Sean C Stidd sean.stidd at juno.com
Wed May 14 19:30:21 EDT 2003


> By any definition of numbers I know of, the natural number 3 is not
> identical to the rational number 3, and neither is identical to the 
> real number 3.  

It depends which constructions you identify with the number-types in
question. Mathematics does not seem to me to settle this question
unambiguously.

If we identify the naturals (or, say, the counting numbers, if you prefer
to reserve the word 'naturals' for the constructions we get in our logic
and set theory courses) with a certain subset of the reals (or, say, the
measuring numbers, ditto), then the natural 2 is the real 2. If you
identify the natural 2 with a certain set of sets and the real 2 as an
equivalence class of certain constructions out of equivalence classes of
ordered pairs of natural numbers, then obviously they aren't the same
thing.

How would we decide which of these identifications was the right one? The
classical order of exposition of the logical construction of the
number-systems one finds in Russell's classic texts, or in Feferman's The
Number Systems, suggests the latter. On the other hand, the only argument
for this identification that I know of is that at those stages in the
logical construction of numbers you can already do the mathematics
related to that kind of number. This is a necessary but not a sufficient
condition for those logical constructions to be the kinds of number in
question. 

I actually favor the former, since I believe that the natural 2 and the
real 2 are the same number. (So I think for example that the natural 2
does have a square root, but that it isn't among the natural numbers.) I
understand that I don't have to do all the stages in the construction to
get to the reals in order to have objects that do the work of the natural
numbers, but that doesn't settle the question in my mind.

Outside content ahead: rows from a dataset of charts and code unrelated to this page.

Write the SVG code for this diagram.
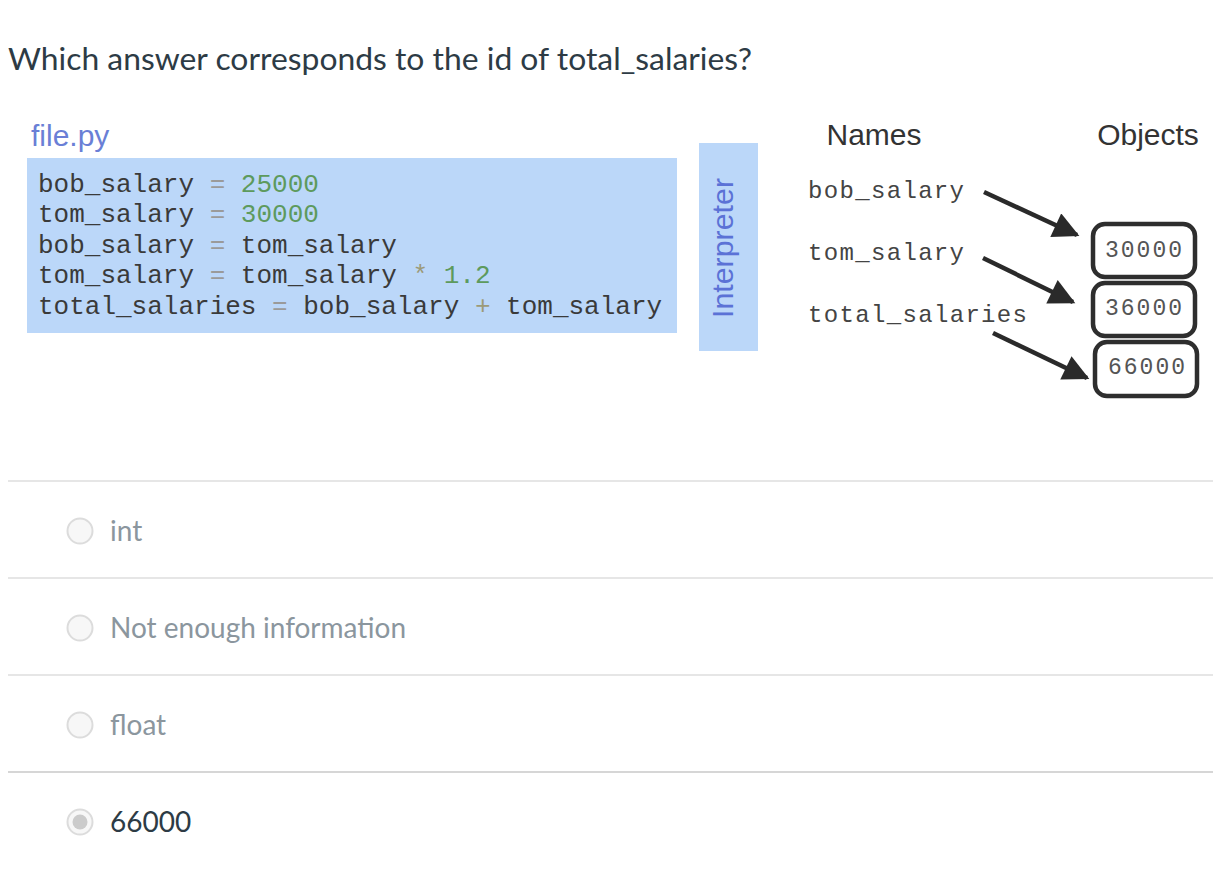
<svg xmlns="http://www.w3.org/2000/svg" width="1222" height="890" viewBox="0 0 1222 890">
<style>
.q{font-family:Lato,"Open Sans",sans-serif;}
.a{font-family:Arial,"Liberation Sans",sans-serif;}
.m{font-family:"Liberation Mono","Courier New",monospace;}
.code{font-size:26px;fill:#3a3a3a;}
.op{fill:#9a9a9a;}
.num{fill:#5d9a5d;}
.op2{fill:#9c9a78;}
.nm{font-size:24px;fill:#444;}
.obj{fill:none;stroke:#2e2e2e;stroke-width:4.5;}
.objt{font-size:23px;fill:#555;}
.sep{stroke:#e6e6e6;stroke-width:2;}
.radio{fill:#f7f7f7;stroke:#dcdcdc;stroke-width:2;}
.ans{font-size:28px;fill:#8b969e;}
.arr{stroke:#2a2a2a;stroke-width:4.5;fill:none;}
</style>
<defs>
<marker id="ah" viewBox="0 0 10 10" refX="9" refY="5" markerWidth="27" markerHeight="26" orient="auto" markerUnits="userSpaceOnUse">
<path d="M0,0 L10,5 L0,10 z" fill="#2a2a2a"/>
</marker>
</defs>
<rect width="1222" height="890" fill="#fff"/>
<text class="q" x="8" y="70" font-size="30" fill="#2d3b45" textLength="744" lengthAdjust="spacingAndGlyphs">Which answer corresponds to the id of total_salaries?</text>

<g id="file">
<text class="a" x="31" y="146" font-size="30" fill="#6a7fd6">file.py</text>
<rect x="27" y="158" width="650" height="175" fill="#bbd7f9"/>
<text class="m code" x="38" y="192"><tspan>bob_salary </tspan><tspan class="op">=</tspan><tspan class="num"> 25000</tspan></text>
<text class="m code" x="38" y="222"><tspan>tom_salary </tspan><tspan class="op">=</tspan><tspan class="num"> 30000</tspan></text>
<text class="m code" x="38" y="253"><tspan>bob_salary </tspan><tspan class="op">=</tspan><tspan> tom_salary</tspan></text>
<text class="m code" x="38" y="283"><tspan>tom_salary </tspan><tspan class="op">=</tspan><tspan> tom_salary </tspan><tspan class="op2">*</tspan><tspan class="num"> 1.2</tspan></text>
<text class="m code" x="38" y="314"><tspan>total_salaries </tspan><tspan class="op">=</tspan><tspan> bob_salary </tspan><tspan class="op2">+</tspan><tspan> tom_salary</tspan></text>
</g>

<g id="interpreter">
<rect x="699" y="143" width="59" height="208" fill="#bbd7f9"/>
<text class="a" transform="translate(733,248) rotate(-90)" font-size="29" fill="#5b72d6" text-anchor="middle" textLength="140" lengthAdjust="spacingAndGlyphs">Interpreter</text>
</g>

<g id="headers">
<text class="a" x="874" y="145" font-size="30" fill="#333" text-anchor="middle">Names</text>
<text class="a" x="1148" y="145" font-size="30" fill="#333" text-anchor="middle">Objects</text>
</g>

<g id="name-bob"><text class="m nm" x="808" y="198" textLength="156">bob_salary</text></g>
<g id="name-tom"><text class="m nm" x="808" y="260" textLength="156">tom_salary</text></g>
<g id="name-total"><text class="m nm" x="808" y="322" textLength="219">total_salaries</text></g>

<g id="obj-30000"><rect class="obj" x="1093" y="224" width="102" height="53" rx="12"/><text class="m objt" x="1105" y="257" textLength="77">30000</text></g>
<g id="obj-36000"><rect class="obj" x="1093" y="283" width="102" height="53" rx="12"/><text class="m objt" x="1105" y="315" textLength="77">36000</text></g>
<g id="obj-66000"><rect class="obj" x="1095" y="342" width="102" height="54" rx="12"/><text class="m objt" x="1108" y="374" textLength="77">66000</text></g>

<g id="connectors">
<line class="arr" x1="984" y1="192" x2="1077" y2="235" marker-end="url(#ah)"/>
<line class="arr" x1="983" y1="258" x2="1073" y2="302" marker-end="url(#ah)"/>
<line class="arr" x1="993" y1="333" x2="1087" y2="378" marker-end="url(#ah)"/>
</g>

<g id="answers">
<line class="sep" x1="8" y1="481" x2="1213" y2="481"/>
<line class="sep" x1="8" y1="578" x2="1213" y2="578"/>
<line class="sep" x1="8" y1="675" x2="1213" y2="675"/>
<line class="sep" x1="8" y1="772" x2="1213" y2="772" style="stroke:#d6d6d6"/>
<g id="opt-int"><circle class="radio" cx="80" cy="531" r="12.5"/><text class="q ans" x="110" y="541">int</text></g>
<g id="opt-nei"><circle class="radio" cx="80" cy="628" r="12.5"/><text class="q ans" x="110" y="638">Not enough information</text></g>
<g id="opt-float"><circle class="radio" cx="80" cy="725" r="12.5"/><text class="q ans" x="110" y="735">float</text></g>
<g id="opt-66000"><circle class="radio" cx="80" cy="822" r="12.5"/><circle cx="80" cy="822" r="7.5" fill="#cbcbcb"/><text class="q ans" x="110" y="832" style="fill:#2d3b45">66000</text></g>
</g>
</svg>
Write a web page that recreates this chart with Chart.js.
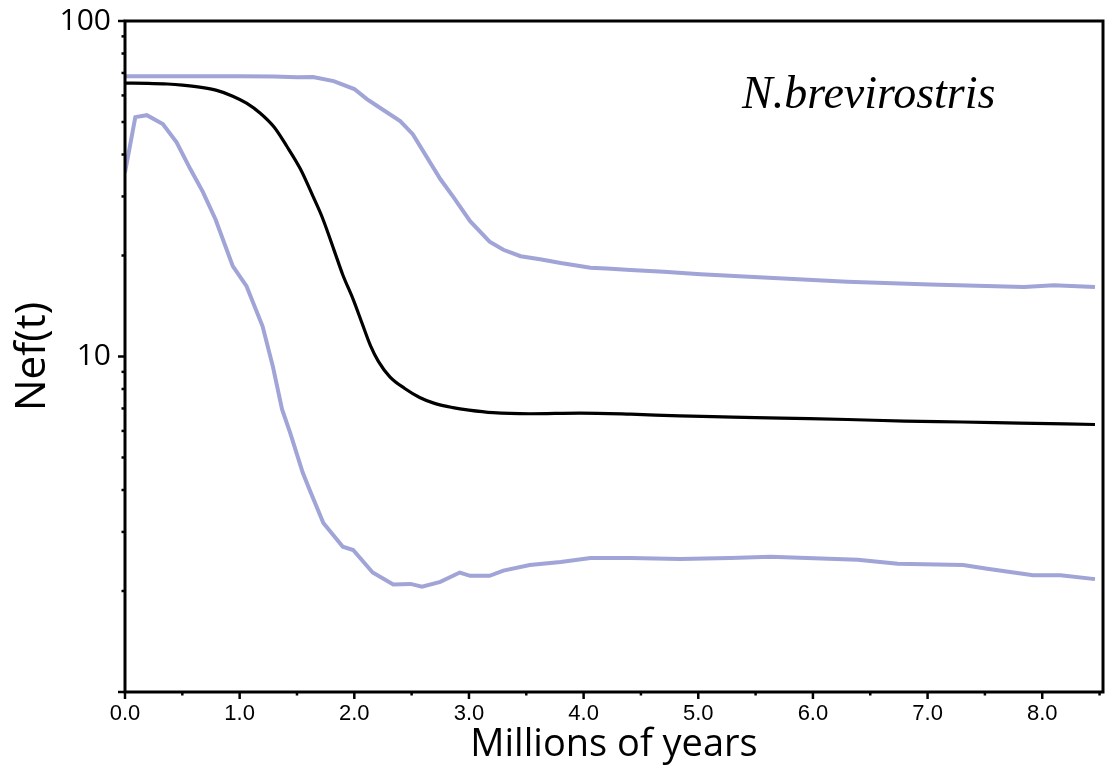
<!DOCTYPE html>
<html>
<head>
<meta charset="utf-8">
<script src="https://cdn.jsdelivr.net/npm/chart.js@4/dist/chart.umd.min.js"></script>
<style>
  html, body { margin: 0; padding: 0; background: #ffffff; }
  #wrap { width: 1106px; height: 773px; }
</style>
</head>
<body>
<div id="wrap"><canvas id="c" width="1106" height="773"></canvas></div>
<script>
// ---- data (x in millions of years, y = Nef(t)) ----
const medianX = [0.00, 0.20, 0.37, 0.50, 0.65, 0.80, 0.94, 1.06, 1.18, 1.30, 1.41, 1.53, 1.64, 1.72, 1.82, 1.90, 1.99, 2.07, 2.14, 2.21, 2.31, 2.44, 2.57, 2.70, 2.86, 3.00, 3.21, 3.53, 3.97, 4.41, 4.84, 5.30, 5.72, 6.30, 6.80, 7.30, 7.80, 8.46];
const medianY = [65.3, 65.2, 64.9, 64.4, 63.5, 62.1, 59.7, 56.9, 53.1, 48.3, 42.4, 36.2, 30.0, 26.0, 20.9, 17.5, 14.8, 12.5, 10.8, 9.67, 8.7, 8.03, 7.55, 7.25, 7.04, 6.92, 6.80, 6.75, 6.78, 6.73, 6.65, 6.60, 6.55, 6.49, 6.42, 6.38, 6.33, 6.27];

const upperX = [0.00, 0.50, 1.00, 1.30, 1.50, 1.64, 1.82, 2.00, 2.11, 2.20, 2.40, 2.51, 2.75, 2.86, 3.01, 3.18, 3.30, 3.45, 3.62, 3.80, 4.06, 4.20, 4.41, 4.70, 5.02, 5.57, 6.30, 7.02, 7.84, 8.10, 8.46];
const upperY = [68.5, 68.5, 68.4, 68.3, 68.0, 68.1, 66.2, 62.7, 58.5, 55.8, 50.3, 46.0, 33.8, 30.0, 25.3, 22.0, 20.8, 19.9, 19.5, 19.0, 18.4, 18.3, 18.1, 17.9, 17.6, 17.2, 16.7, 16.4, 16.1, 16.3, 16.1];

const lowerX = [0.00, 0.09, 0.19, 0.33, 0.45, 0.57, 0.68, 0.79, 0.94, 1.06, 1.20, 1.29, 1.37, 1.44, 1.55, 1.61, 1.73, 1.90, 1.99, 2.16, 2.34, 2.49, 2.59, 2.75, 2.92, 3.01, 3.18, 3.30, 3.53, 3.80, 4.06, 4.41, 4.84, 5.28, 5.63, 6.39, 6.74, 7.31, 7.52, 7.92, 8.16, 8.46];
const lowerY = [35.4, 51.7, 52.4, 49.3, 43.5, 36.2, 30.9, 25.6, 18.6, 16.2, 12.3, 9.33, 6.95, 5.93, 4.51, 4.01, 3.19, 2.71, 2.65, 2.27, 2.09, 2.10, 2.06, 2.13, 2.27, 2.22, 2.22, 2.30, 2.39, 2.44, 2.51, 2.51, 2.49, 2.51, 2.53, 2.48, 2.41, 2.39, 2.33, 2.23, 2.23, 2.17];

const xTickValues = [0, 1, 2, 3, 4, 5, 6, 7, 8];
const xMinorTicks = [0.5, 1.5, 2.5, 3.5, 4.5, 5.5, 6.5, 7.5, 8.5];
const yTickLabels = [10, 100];
const yMajorTicks = [1, 10, 100];
const yMinorTicks = [2, 3, 4, 5, 6, 7, 8, 9, 20, 30, 40, 50, 60, 70, 80, 90];

const speciesLabel = 'N.brevirostris';
const xTitle = 'Millions of years';
const yTitle = 'Nef(t)';

const BLUE = '#a0a4d6';

function pts(xs, ys) { return xs.map((x, i) => ({ x: x, y: ys[i] })); }

const framePlugin = {
  id: 'frameAndTicks',
  afterDraw(chart) {
    const ctx = chart.ctx;
    const a = chart.chartArea;
    const xs = chart.scales.x, ys = chart.scales.y;
    ctx.save();
    ctx.strokeStyle = '#000';
    ctx.lineCap = 'butt';
    // frame
    ctx.lineWidth = 3;
    ctx.strokeRect(a.left, a.top, a.right - a.left, a.bottom - a.top);
    // y ticks
    ctx.lineWidth = 2.5;
    yMajorTicks.forEach(v => {
      const y = ys.getPixelForValue(v);
      ctx.beginPath(); ctx.moveTo(a.left - 7, y); ctx.lineTo(a.left, y); ctx.stroke();
    });
    yMinorTicks.forEach(v => {
      const y = ys.getPixelForValue(v);
      ctx.beginPath(); ctx.moveTo(a.left - 3.5, y); ctx.lineTo(a.left, y); ctx.stroke();
    });
    // x ticks
    xTickValues.forEach(v => {
      const x = xs.getPixelForValue(v);
      ctx.beginPath(); ctx.moveTo(x, a.bottom); ctx.lineTo(x, a.bottom + 7); ctx.stroke();
    });
    xMinorTicks.forEach(v => {
      const x = xs.getPixelForValue(v);
      ctx.beginPath(); ctx.moveTo(x, a.bottom); ctx.lineTo(x, a.bottom + 3.5); ctx.stroke();
    });
    // species label
    ctx.fillStyle = '#000';
    ctx.font = 'italic 46px "Liberation Serif", "Times New Roman", serif';
    ctx.textBaseline = 'alphabetic';
    ctx.textAlign = 'left';
    ctx.fillText(speciesLabel, 742, 108);
    ctx.restore();
  }
};

new Chart(document.getElementById('c'), {
  type: 'line',
  data: {
    datasets: [
      { label: 'upper', data: pts(upperX, upperY), borderColor: BLUE, borderWidth: 4, pointRadius: 0, tension: 0, fill: false },
      { label: 'lower', data: pts(lowerX, lowerY), borderColor: BLUE, borderWidth: 4, pointRadius: 0, tension: 0, fill: false },
      { label: 'median', data: pts(medianX, medianY), borderColor: '#000000', borderWidth: 3.2, pointRadius: 0, cubicInterpolationMode: 'monotone', fill: false }
    ]
  },
  options: {
    responsive: false,
    animation: false,
    devicePixelRatio: 1,
    layout: { padding: { top: 21, right: 3, left: 0, bottom: 0 } },
    plugins: { legend: { display: false }, tooltip: { enabled: false }, title: { display: false } },
    scales: {
      x: {
        type: 'linear',
        min: 0,
        max: 8.53,
        afterFit: s => { s.height = 81; s.paddingLeft = 0; s.paddingRight = 0; },
        grid: { display: false, drawTicks: false },
        border: { display: false },
        ticks: {
          stepSize: 1,
          includeBounds: false,
          autoSkip: false,
          maxRotation: 0,
          padding: 9,
          color: '#000',
          font: { family: '"Liberation Sans", Arial, sans-serif', size: 22 },
          callback: v => (xTickValues.includes(v) ? v.toFixed(1) : '')
        },
        title: {
          display: true,
          text: xTitle,
          color: '#000',
          font: { family: '"Open Sans", sans-serif', size: 38 },
          padding: { top: 0, bottom: 5 }
        }
      },
      y: {
        type: 'logarithmic',
        min: 1,
        max: 100,
        afterFit: s => { s.width = 125; s.paddingTop = 0; s.paddingBottom = 0; },
        grid: { display: false, drawTicks: false },
        border: { display: false },
        ticks: {
          autoSkip: false,
          padding: 14,
          color: '#000',
          font: { family: '"Open Sans", sans-serif', size: 30 },
          callback: v => (yTickLabels.includes(v) ? String(v) : '')
        },
        title: {
          display: true,
          text: yTitle,
          color: '#000',
          font: { family: '"Open Sans", sans-serif', size: 42 },
          padding: { top: 8, bottom: 0 }
        }
      }
    }
  },
  plugins: [framePlugin]
});
</script>
</body>
</html>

Some people like to say that this sort of question is 'meaningless', but
I don't see why a straightforward question about whether one object is
identical to another or not should be judged meaningless. I understand
that you can do math either way; all that tells me is that the bare fact
of whether you can do math with a certain definition of an object doesn't
settle the identity-question; also that mathematicians don't need the
identity-question settled for their work. Caring about this sort of thing
explains how a vaguely promising mathematical physics B.S. winds up as a
philosopher. That said, a substantial number of my colleagues in
philosophy (I make no claim about even rough percentages) do in fact
regard this kind of question as meaningless or uninteresting as well.